“Una crisi politica senza precedenti per la Quinta Repubblica”, “un salto nell’abisso”, “un Paese sull’orlo dell’insurrezione”, inviti alle dimissioni: non mancano i superlativi per descrivere l’esplosiva situazione politica e sociale in cui si trova la Francia dopo la decisione del primo ministro Élisabeth Borne di rinunciare al voto dell’Assemblea nazionale sul progetto di legge sulle pensioni e di ricorrere all’articolo 49.3 della Costituzione per farlo approvare.
Fino all’ultimo momento Élisabeth Borne pensava di avere la maggioranza in Assemblea nazionale (Les Républicains e la maggioranza presidenziale) per far passare la legge, ma il rischio si è rivelato troppo importante e in nome dei “rischi finanziari ed economici troppo grandi”, secondo le parole di Emmanuel Macron, si è nuovamente fatto ricorso allo strumento del 49.3. Tale decisione prepara l’attenzione mediatica per l’opera teatrale che andrà in scena lunedì all’Assemblea nazionale.
Facendolo scattare, Borne mette la responsabilità del suo governo sul testo. A ciò ha fatto seguito, logicamente, la presentazione di mozioni di censura da parte dell’opposizione. Queste mozioni – presentate dal gruppo indipendente Liot guidato da Charles de Courson e dal Rassemblement National di Marine Le Pen – potrebbero, se votate, condurre al rovesciamento del governo e alla partenza di Élisabeth Borne.

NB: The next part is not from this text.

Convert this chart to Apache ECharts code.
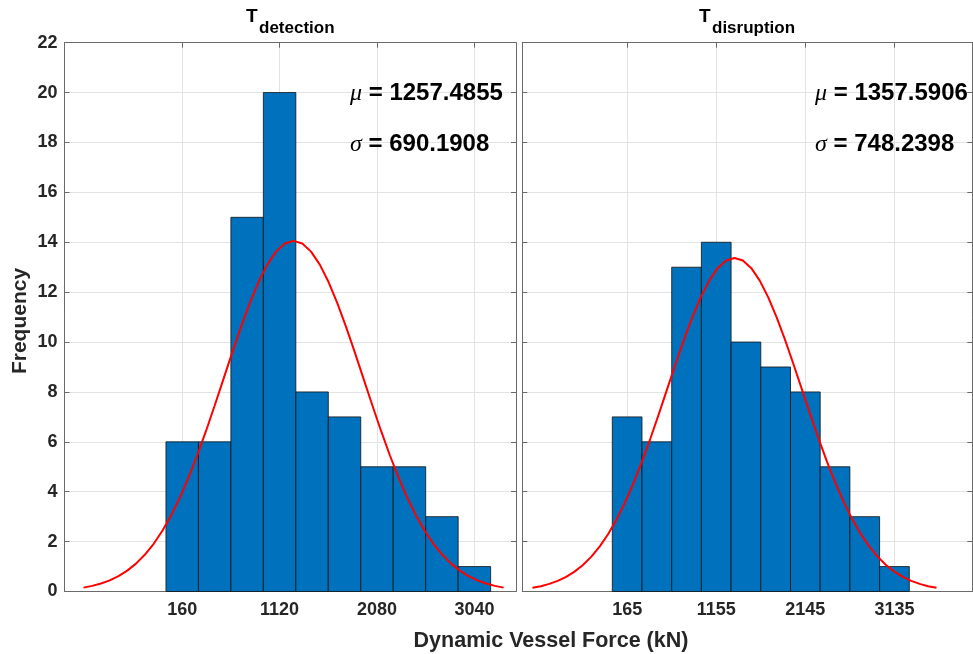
<!DOCTYPE html>
<html>
<head>
<meta charset="utf-8">
<script src="https://cdn.jsdelivr.net/npm/echarts@6/dist/echarts.min.js"></script>
<style>
html,body{margin:0;padding:0;background:#fff;}
#chart{width:973px;height:654px;}
</style>
</head>
<body>
<div id="chart"></div>
<script>
// ---------- data ----------
const leftBinEdges = [0, 320, 640, 960, 1280, 1600, 1920, 2240, 2560, 2880, 3200];
const leftCounts = [6, 6, 15, 20, 8, 7, 5, 5, 3, 1];
const rightBinEdges = [0, 330, 660, 990, 1320, 1650, 1980, 2310, 2640, 2970, 3300];
const rightCounts = [7, 6, 13, 14, 10, 9, 8, 5, 3, 1];

const leftTicks = [160, 1120, 2080, 3040];
const rightTicks = [165, 1155, 2145, 3135];

const leftCurveX = [-813.1, -726.8, -640.5, -554.3, -468.0, -381.7, -295.4, -209.2, -122.9, -36.6, 49.7, 135.9, 222.2, 308.5, 394.8, 481.0, 567.3, 653.6, 739.9, 826.1, 912.4, 998.7, 1084.9, 1171.2, 1257.5, 1343.8, 1430.0, 1516.3, 1602.6, 1688.9, 1775.1, 1861.4, 1947.7, 2034.0, 2120.2, 2206.5, 2292.8, 2379.1, 2465.3, 2551.6, 2637.9, 2724.2, 2810.4, 2896.7, 2983.0, 3069.2, 3155.5, 3241.8, 3328.1];
const leftCurveY = [0.156, 0.225, 0.320, 0.448, 0.618, 0.838, 1.118, 1.470, 1.902, 2.424, 3.040, 3.754, 4.564, 5.462, 6.436, 7.466, 8.526, 9.586, 10.611, 11.563, 12.405, 13.103, 13.625, 13.948, 14.057, 13.948, 13.625, 13.103, 12.405, 11.563, 10.611, 9.586, 8.526, 7.466, 6.436, 5.462, 4.564, 3.754, 3.040, 2.424, 1.902, 1.470, 1.118, 0.838, 0.618, 0.448, 0.320, 0.225, 0.156];
const rightCurveX = [-887.1, -793.6, -700.1, -606.5, -513.0, -419.5, -326.0, -232.4, -138.9, -45.4, 48.2, 141.7, 235.2, 328.8, 422.3, 515.8, 609.4, 702.9, 796.4, 890.0, 983.5, 1077.0, 1170.5, 1264.1, 1357.6, 1451.1, 1544.6, 1638.2, 1731.7, 1825.2, 1918.8, 2012.3, 2105.8, 2199.4, 2292.9, 2386.4, 2479.9, 2573.5, 2667.0, 2760.5, 2854.1, 2947.6, 3041.1, 3134.7, 3228.2, 3321.7, 3415.2, 3508.8, 3602.3];
const rightCurveY = [0.149, 0.214, 0.305, 0.427, 0.588, 0.797, 1.064, 1.398, 1.810, 2.306, 2.892, 3.571, 4.341, 5.196, 6.122, 7.102, 8.111, 9.119, 10.094, 11.000, 11.801, 12.464, 12.961, 13.268, 13.372, 13.268, 12.961, 12.464, 11.801, 11.000, 10.094, 9.119, 8.111, 7.102, 6.122, 5.196, 4.341, 3.571, 2.892, 2.306, 1.810, 1.398, 1.064, 0.797, 0.588, 0.427, 0.305, 0.214, 0.149];

const leftStats = { mu: '1257.4855', sigma: '690.1908' };
const rightStats = { mu: '1357.5906', sigma: '748.2398' };
const titles = ['detection', 'disruption'];
const yLabel = 'Frequency';
const xLabel = 'Dynamic Vessel Force (kN)';

// ---------- build ----------
function binData(edges, counts) {
  return counts.map((c, i) => [edges[i], edges[i + 1], c]);
}
function zip(xs, ys) { return xs.map((x, i) => [x, ys[i]]); }

const FONT = '"Liberation Sans", Arial, Helvetica, sans-serif';
const TXT = '#262626';
const AX = '#6a6a6a';
const GRIDC = '#e3e3e3';

function xAx(gridIndex, min, max, ticks, bottom) {
  return {
    type: 'value', gridIndex, min, max,
    position: bottom ? 'bottom' : 'top',
    axisLine: { show: true, onZero: false, lineStyle: { color: AX, width: 1 } },
    axisTick: { show: true, inside: true, length: 5, customValues: ticks, lineStyle: { color: AX } },
    axisLabel: { show: bottom, customValues: ticks, formatter: v => String(v), margin: 10, color: TXT, fontSize: 18, fontWeight: 'bold', fontFamily: FONT },
    splitLine: { show: bottom, lineStyle: { color: GRIDC, width: 1 } }
  };
}
function yAx(gridIndex, left, labels) {
  return {
    type: 'value', gridIndex, min: 0, max: 22, interval: 2,
    position: left ? 'left' : 'right',
    axisLine: { show: true, onZero: false, lineStyle: { color: AX, width: 1 } },
    axisTick: { show: true, inside: true, length: 5, lineStyle: { color: AX } },
    axisLabel: { show: labels, margin: 7, color: TXT, fontSize: 18, fontWeight: 'bold', fontFamily: FONT },
    splitLine: { show: left, lineStyle: { color: GRIDC, width: 1 } }
  };
}

function histSeries(idx, data) {
  return {
    type: 'custom', xAxisIndex: idx * 2, yAxisIndex: idx * 2,
    data: data, encode: { x: [0, 1], y: 2 },
    renderItem: function (params, api) {
      const p0 = api.coord([api.value(0), 0]);
      const p1 = api.coord([api.value(1), api.value(2)]);
      return {
        type: 'rect',
        shape: { x: p0[0], y: p1[1], width: p1[0] - p0[0], height: p0[1] - p1[1] },
        style: { fill: '#0072BD', stroke: '#111', lineWidth: 0.8 }
      };
    },
    z: 2
  };
}
function curveSeries(idx, data) {
  return {
    type: 'line', xAxisIndex: idx * 2, yAxisIndex: idx * 2,
    data: data, smooth: false, showSymbol: false, symbol: 'none',
    lineStyle: { color: '#ff0000', width: 2 }, z: 3, silent: true
  };
}

function statText(x, y, sym, val) {
  return {
    type: 'text', x: x, y: y, z: 10,
    style: {
      text: '{s|' + sym + '}{v| = ' + val + '}',
      align: 'left', verticalAlign: 'middle',
      rich: {
        s: { fontFamily: '"Liberation Serif", "Times New Roman", serif', fontStyle: 'italic', fontSize: 24, fill: '#000' },
        v: { fontFamily: FONT, fontWeight: 'bold', fontSize: 24, fill: '#000' }
      }
    }
  };
}
function titleText(tx, sub) {
  return [
    { type: 'text', x: tx, y: 17, style: { text: 'T', font: 'bold 19px ' + FONT, fill: '#000', align: 'left', verticalAlign: 'middle' } },
    { type: 'text', x: tx + 13, y: 28, style: { text: sub, font: 'bold 17px ' + FONT, fill: '#000', align: 'left', verticalAlign: 'middle' } }
  ];
}

const option = {
  animation: false,
  backgroundColor: '#fff',
  grid: [
    { left: 64.5, top: 42.7, width: 451.5, height: 548.8, containLabel: false },
    { left: 522.3, top: 42.7, width: 450, height: 548.8, containLabel: false }
  ],
  xAxis: [
    xAx(0, -1000, 3450, leftTicks, true),
    xAx(0, -1000, 3450, leftTicks, false),
    xAx(1, -1000, 4000, rightTicks, true),
    xAx(1, -1000, 4000, rightTicks, false)
  ],
  yAxis: [
    yAx(0, true, true),
    yAx(0, false, false),
    yAx(1, true, false),
    yAx(1, false, false)
  ],
  series: [
    histSeries(0, binData(leftBinEdges, leftCounts)),
    curveSeries(0, zip(leftCurveX, leftCurveY)),
    histSeries(1, binData(rightBinEdges, rightCounts)),
    curveSeries(1, zip(rightCurveX, rightCurveY))
  ],
  graphic: [
    ...titleText(246, titles[0]),
    ...titleText(699, titles[1]),
    statText(350, 93.5, 'μ', leftStats.mu),
    statText(350, 144.5, 'σ', leftStats.sigma),
    statText(815, 93.5, 'μ', rightStats.mu),
    statText(815, 144.5, 'σ', rightStats.sigma),
    { type: 'text', x: 20, y: 321, rotation: Math.PI / 2, style: { text: yLabel, font: 'bold 21px ' + FONT, fill: TXT, align: 'center', verticalAlign: 'middle' } },
    { type: 'text', x: 551, y: 641, style: { text: xLabel, font: 'bold 21.5px ' + FONT, fill: TXT, align: 'center', verticalAlign: 'middle' } }
  ]
};

const chart = echarts.init(document.getElementById('chart'), null, { renderer: 'canvas' });
chart.setOption(option);
</script>
</body>
</html>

In realtà questo scenario sembra improbabile secondo la maggior parte degli analisti politici. La politica è una questione di convinzioni ma anche di numeri, e aritmeticamente i conti non tornano. La mozione di censura del Rassemblement National avrà probabilmente solo i voti del Rassemblement e anche se la mozione del gruppo Liot ottenesse un punteggio maggiore, sembra comunque che le manchino ancora una ventina di voti per raggiungere i 287 necessari. Solo i Repubblicani potrebbero a questo punto fornire i voti mancanti, ma la grande incognita resta la volontà dei Repubblicani “già dissidenti del loro partito” di votare la mozione con il rapido rischio di una sanzione nelle urne dei loro elettori.
La suspense di questa crisi politica sarà sciolta lunedì pomeriggio all’Assemblea nazionale. Nel frattempo, la crisi sociale si sta consolidando e sembra portare con sé, dopo questo affondo da parte dell’esecutivo, un odio verso il governo e una violenza che dall’inizio di gennaio, quando il testo era stato presentato, era stata contenuta, ma che potrebbe adesso scatenarsi di fronte alla “negazione della democrazia” denunciata dai sindacati.
Il dialogo tra sordi tra i sindacati e la strada da una parte e l’esecutivo dall’altra, che ha scelto di far passare “una riforma di sinistra” con il solo sostegno della destra, rischia di costare caro a Emmanuel Macron, anche se la legge viene approvata contro la volontà del popolo francese e dei parlamentari.
Marine Le Pen, rimanendo sullo sfondo di questa crisi, spera di approfittare della situazione e di ottenere punti per la prossima elezione presidenziale. Ma come diceva un giornalista politico: “non basta essere silenziosi per essere competenti. Tutto sta alla fine nel progetto da presentare ai francesi, che oggi non sono convinti”.